Author Amanda Ripley calls out fire starters — parts of that big messy system that intentionally stoke rival identities to keep the flames burning. Things like the media ecosystem where negative posts travel further than positive ones because the algorithm is essentially a rage-baiting machine. And then there are false binaries, where complex ideas are simplified into just two options when in reality there are a spectrum of different perspectives. These can be hard to recognize because it isn’t always a “pro” and an “anti” option. Quite often we see opposing “pro” options we’re asked to choose between.
The thing is, most of us don't actually live squarely in one camp or the other. More of us live somewhere in the middle. Our actual point of view is closer to "it depends." But "it depends" doesn't get clicks. So the loudest, most extreme versions of every debate get amplified, and the rest of us absorb them, and start to believe the divide is wider than it actually is.
Then there's the role our own opinions play in all of this.
Here's something a little uncomfortable: a lot of the opinions we hold most confidently are ones we inherited rather than chose. We absorbed them from our families, our communities, our feeds. Many of them are what you might call half-baked — good enough to repeat at a dinner party, but not fully thought through, never seriously stress-tested or wrestled with.
And when someone challenges one of those opinions? Our instinct isn't to examine it. It's to defend it. We assume the person pushing back isn't just wrong about the issue — they're wrong because there’s something wrong with them. Behavioral scientists call this the Fundamental Attribution Error, and as we've talked about before, it shows up in 100% of studies testing for it. We're all doing this, all the time, without realizing it.
So why don't we just talk it out?
Because we value peace. And that's actually a good instinct. There is real wisdom in picking your battles. Not every hill is worth dying on, and reading the room — noticing that your partner is already maxed out from a rough day before you bring up the thing that's been bothering you — is a sign of emotional intelligence, not cowardice.
The problem is when "picking your battles" quietly becomes "never having the battle."
When we mistake chronic avoidance for harmony.
Never disagreeing is a sign of dishonesty, or a lack of critical thinking as Adam Grant says. A relationship — or a workplace, or a family — where nobody ever pushes back isn't peaceful.

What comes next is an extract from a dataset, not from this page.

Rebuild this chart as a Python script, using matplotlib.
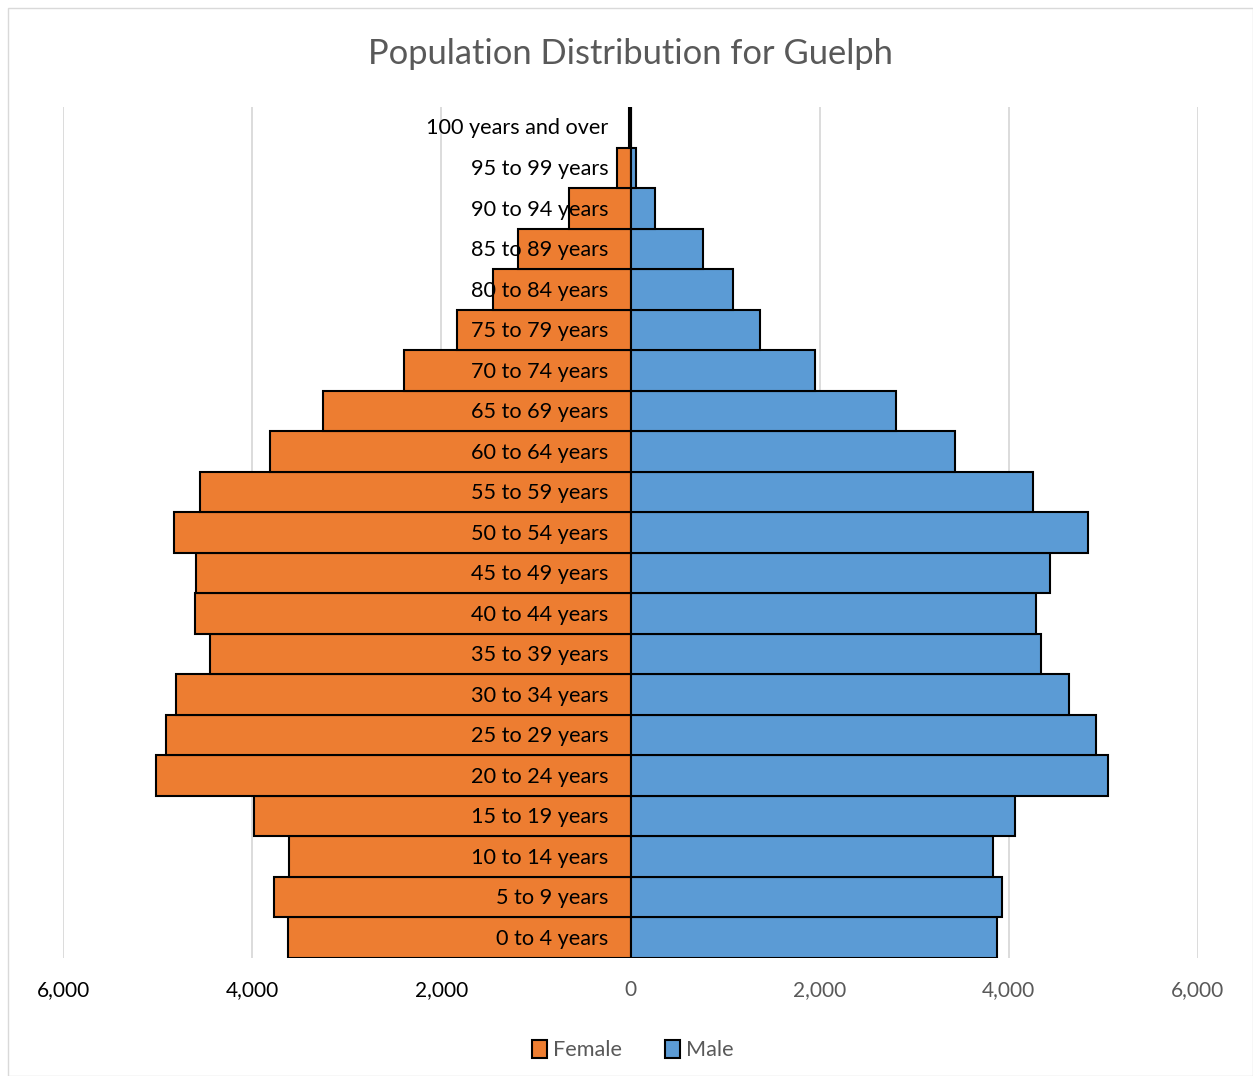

It's a mirage. And just like a mirage, it can look nice but we tend to seek something more substantive.
And here's the part we don't talk about enough: when you're the one holding back, you're the one absorbing the conflict. You're carrying the discomfort, the stress, and the slow burn of regret on behalf of everyone else in the room. The conflict doesn't disappear when you swallow it. It just lives in you now.
When we do this for long enough we can snap. It might not be as dramatic as Milton’s revenge on Initech in Office Space. But we’ve all been caught off guard on a bad day and lost our cool. The conflict builds up inside us and we lose control.

We avoid conflict simply because we don't know what else to do.
We don't have the tools. We know that doing nothing doesn't feel great, but at least it's familiar. Saying something feels like stepping into the unknown with no map and a high probability of making things worse.
Here's a reframe that might help: find your inner kindergartener.
Psychologist Eileen Kennedy-Moore reminds us that preschool and early elementary kids average just under three conflicts an hour. Three! And then they go back to playing. They don't stew. They don't draft the perfect response in their heads for two weeks. They surface the thing, work through it imperfectly, and move on.
We were all kindergarteners once. We knew how to do this before we learned to be afraid of it. As James Baldwin wrote,
“Not everything that is faced can be changed, but nothing can be changed until it is faced.”
Conflict isn't the enemy of good relationships. Avoidance is. The goal isn't a life without conflict — it's building enough skill and enough trust that conflict doesn't have to be the end of the story.
Better conversations are possible. But first, you have to be willing to have them.